Posted to users@kafka.apache.org by Priya Matpadi <pr...@ecofactor.com> on 2013/10/25 08:14:27 UTC

backoff.increment.ms support in kafka 0.8

We are looking at using kafka 0.8-beta1 and high level consumer.

kafka 0.7 consumer supported backoff.increment.ms to avoid repeatedly
polling a broker node which has no new data. It appears that this property
is no longer supported in 0.8. What is the reason?

Instead there is fetch.wait.max.ms which is the maximum amount of time the
server will block before answering the fetch request if there isn't
sufficient data to immediately satisfy fetch.min.bytes

We have different use cases where different producers produce messages
after regular intervals, for e.g. every minute, every 20 minutes, or once
daily or once weekly. But once messages are produced they need to be
consumed and processed asap.

In order to support these use cases, and to avoid frequent polling it feels
like we need to have very large value for fetch.wait.max.ms for the daily
and weekly topic consumers. I am looking for best practice tip here.

Will this keep the connection open between consumer connector and broker
for fetch.wait.max.ms duration? How will this affect other consumers on the
same machine which expect to consumer messages on a per minute basis?
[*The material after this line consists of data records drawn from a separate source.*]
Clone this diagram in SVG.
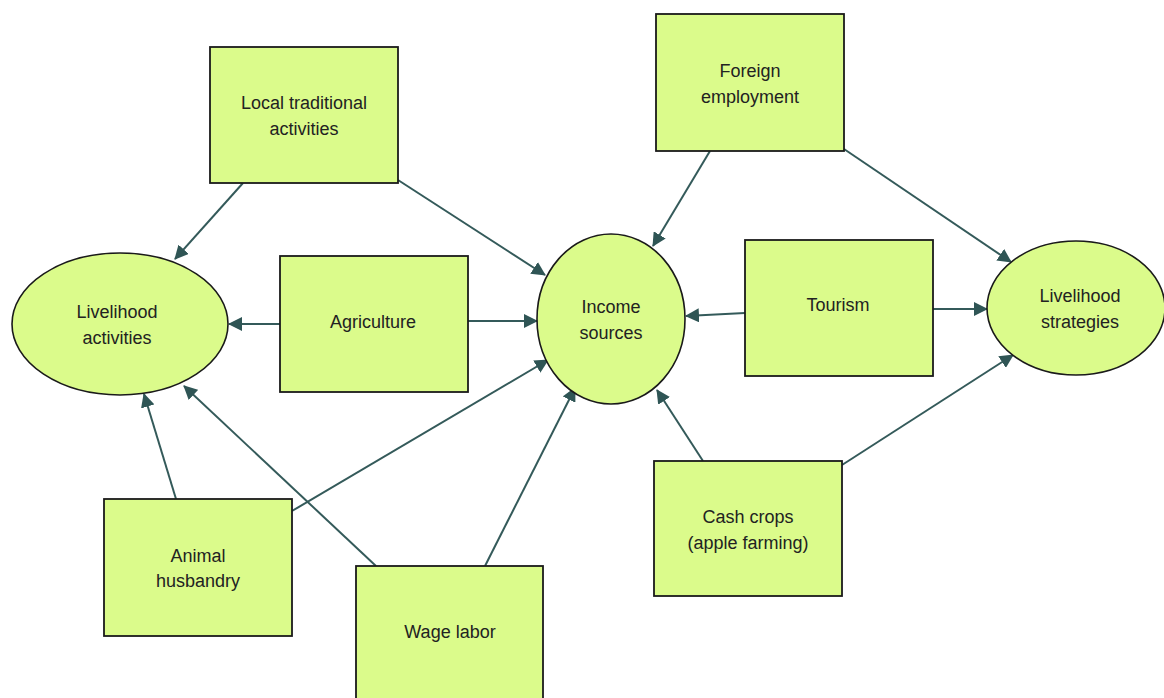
<svg xmlns="http://www.w3.org/2000/svg" width="1164" height="698" viewBox="0 0 1164 698">
  <style>
    .box { fill: #dbfb8b; stroke: #1a1a1a; stroke-width: 1.8; }
    .oval { fill: #dbfb8b; stroke: #1a1a1a; stroke-width: 1.6; }
    .lbl { font-family: "Liberation Sans", Arial, sans-serif; font-size: 18px; fill: #222; text-anchor: middle; }
    .edge { stroke: #345a5a; stroke-width: 2; fill: none; marker-end: url(#arrow); }
  </style>
  <defs>
    <marker id="arrow" markerUnits="userSpaceOnUse" markerWidth="14" markerHeight="14" refX="13" refY="7" orient="auto">
      <path d="M0,0 L14,7 L0,14 Z" fill="#2f5555"/>
    </marker>
  </defs>

  <rect width="1164" height="698" fill="#ffffff"/>

  <!-- connectors -->
  <g id="connectors">
    <line class="edge" x1="243" y1="183" x2="175" y2="259"/>
    <line class="edge" x1="398" y1="180" x2="545" y2="275"/>
    <line class="edge" x1="280" y1="324" x2="229" y2="324"/>
    <line class="edge" x1="468" y1="321" x2="537" y2="321"/>
    <line class="edge" x1="176" y1="499" x2="144" y2="394"/>
    <line class="edge" x1="376" y1="566" x2="184" y2="386"/>
    <line class="edge" x1="292" y1="511" x2="548" y2="360"/>
    <line class="edge" x1="485" y1="566" x2="575" y2="388"/>
    <line class="edge" x1="710" y1="151" x2="653" y2="246"/>
    <line class="edge" x1="844" y1="149" x2="1011" y2="262"/>
    <line class="edge" x1="745" y1="313" x2="686" y2="316"/>
    <line class="edge" x1="933" y1="309" x2="987" y2="309"/>
    <line class="edge" x1="703" y1="461" x2="657" y2="390"/>
    <line class="edge" x1="842" y1="465" x2="1013" y2="355"/>
  </g>

  <!-- nodes -->
  <g id="livelihood-activities">
    <ellipse class="oval" cx="120" cy="324" rx="108" ry="71"/>
    <text class="lbl" x="117" y="318">Livelihood</text>
    <text class="lbl" x="117" y="344">activities</text>
  </g>
  <g id="local-traditional">
    <rect class="box" x="210" y="47" width="188" height="136"/>
    <text class="lbl" x="304" y="109">Local traditional</text>
    <text class="lbl" x="304" y="135">activities</text>
  </g>
  <g id="agriculture">
    <rect class="box" x="280" y="256" width="188" height="136"/>
    <text class="lbl" x="373" y="328">Agriculture</text>
  </g>
  <g id="income-sources">
    <ellipse class="oval" cx="611" cy="319" rx="74" ry="85"/>
    <text class="lbl" x="611" y="313">Income</text>
    <text class="lbl" x="611" y="339">sources</text>
  </g>
  <g id="foreign-employment">
    <rect class="box" x="656" y="14" width="188" height="137"/>
    <text class="lbl" x="750" y="77">Foreign</text>
    <text class="lbl" x="750" y="103">employment</text>
  </g>
  <g id="tourism">
    <rect class="box" x="745" y="240" width="188" height="136"/>
    <text class="lbl" x="838" y="311">Tourism</text>
  </g>
  <g id="livelihood-strategies">
    <ellipse class="oval" cx="1076" cy="308" rx="89" ry="67"/>
    <text class="lbl" x="1080" y="302">Livelihood</text>
    <text class="lbl" x="1080" y="328">strategies</text>
  </g>
  <g id="animal-husbandry">
    <rect class="box" x="104" y="499" width="188" height="137"/>
    <text class="lbl" x="198" y="562">Animal</text>
    <text class="lbl" x="198" y="587">husbandry</text>
  </g>
  <g id="wage-labor">
    <rect class="box" x="356" y="566" width="187" height="140"/>
    <text class="lbl" x="450" y="638">Wage labor</text>
  </g>
  <g id="cash-crops">
    <rect class="box" x="654" y="461" width="188" height="135"/>
    <text class="lbl" x="748" y="523">Cash crops</text>
    <text class="lbl" x="748" y="549">(apple farming)</text>
  </g>
</svg>
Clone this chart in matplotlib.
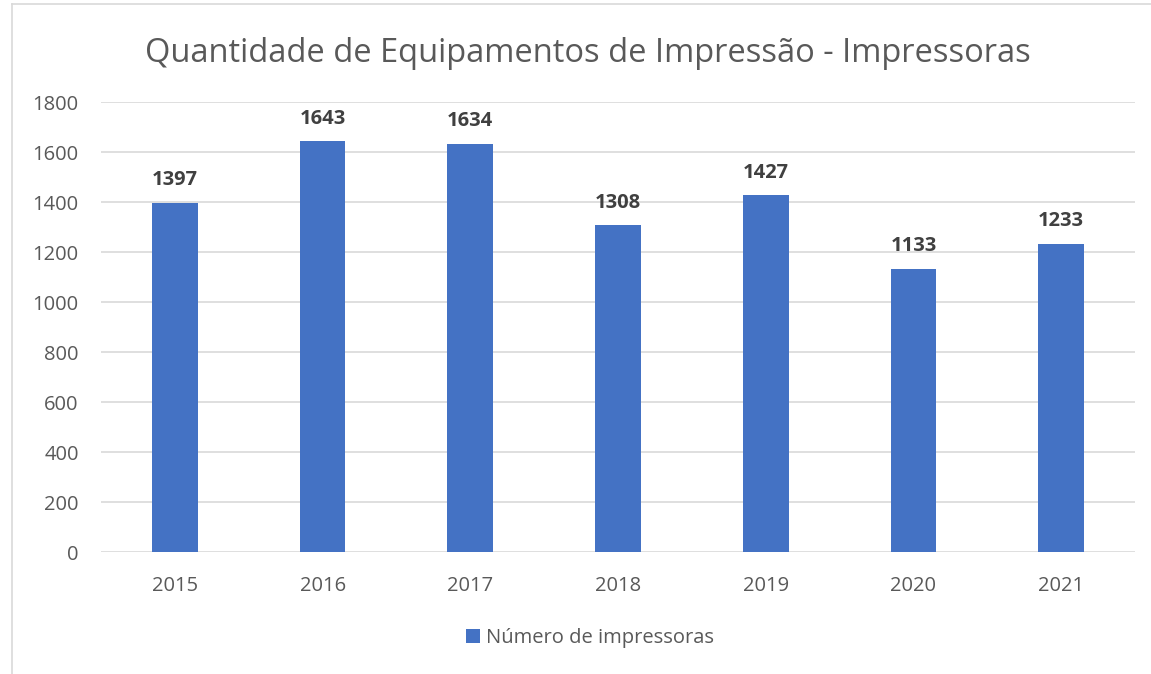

Secondly, from other discussions I have read that it's best to keep
consumer.timeout.ms=-1 for high level consumer. I was wondering in which
situation is it beneficial to handle ConsumerTimeoutException?
Thanks,
Priya
Secondly,

Re: backoff.increment.ms support in kafka 0.8

Posted by Joel Koshy <jj...@gmail.com>.
>
> kafka 0.7 consumer supported backoff.increment.ms to avoid repeatedly
> polling a broker node which has no new data. It appears that this property
> is no longer supported in 0.8. What is the reason?

Kafka 0.7 did not support any polling policy which made fetching
rather inefficient with a fixed backoff period - e.g., you would not
be able to say block until data is available in 0.7. 0.8 as you have
seen supports long poll.

> Instead there is fetch.wait.max.ms which is the maximum amount of time the
> server will block before answering the fetch request if there isn't
> sufficient data to immediately satisfy fetch.min.bytes

yes - and after fetch.wait.max.ms you will get back whatever data is
available (< fetch.min.bytes).

>
> We have different use cases where different producers produce messages
> after regular intervals, for e.g. every minute, every 20 minutes, or once
> daily or once weekly. But once messages are produced they need to be
> consumed and processed asap.

The high level consumer can still provide this functionality. i.e., if
the fetch request expires it will issue another fetch request.

>
> In order to support these use cases, and to avoid frequent polling it feels
> like we need to have very large value for fetch.wait.max.ms for the daily
> and weekly topic consumers. I am looking for best practice tip here.
>
> Will this keep the connection open between consumer connector and broker
> for fetch.wait.max.ms duration? How will this affect other consumers on the
> same machine which expect to consumer messages on a per minute basis?

The defaults should be sufficient - although you can increase wait.max
to reduce the request rate on the broker-side for low-volume topics.
The connection will be kept open unless there is an error (e.g.,
leadership of a partition moves - in which case topic metadata will be
refreshed and new connections are set up only if required.)

>
> Secondly, from other discussions I have read that it's best to keep
> consumer.timeout.ms=-1 for high level consumer. I was wondering in which
> situation is it beneficial to handle ConsumerTimeoutException?

This depends pretty much on the use case. For the typical use case of
continuous streaming in which you are always expecting data you would
use  -1.

Thanks,

Joel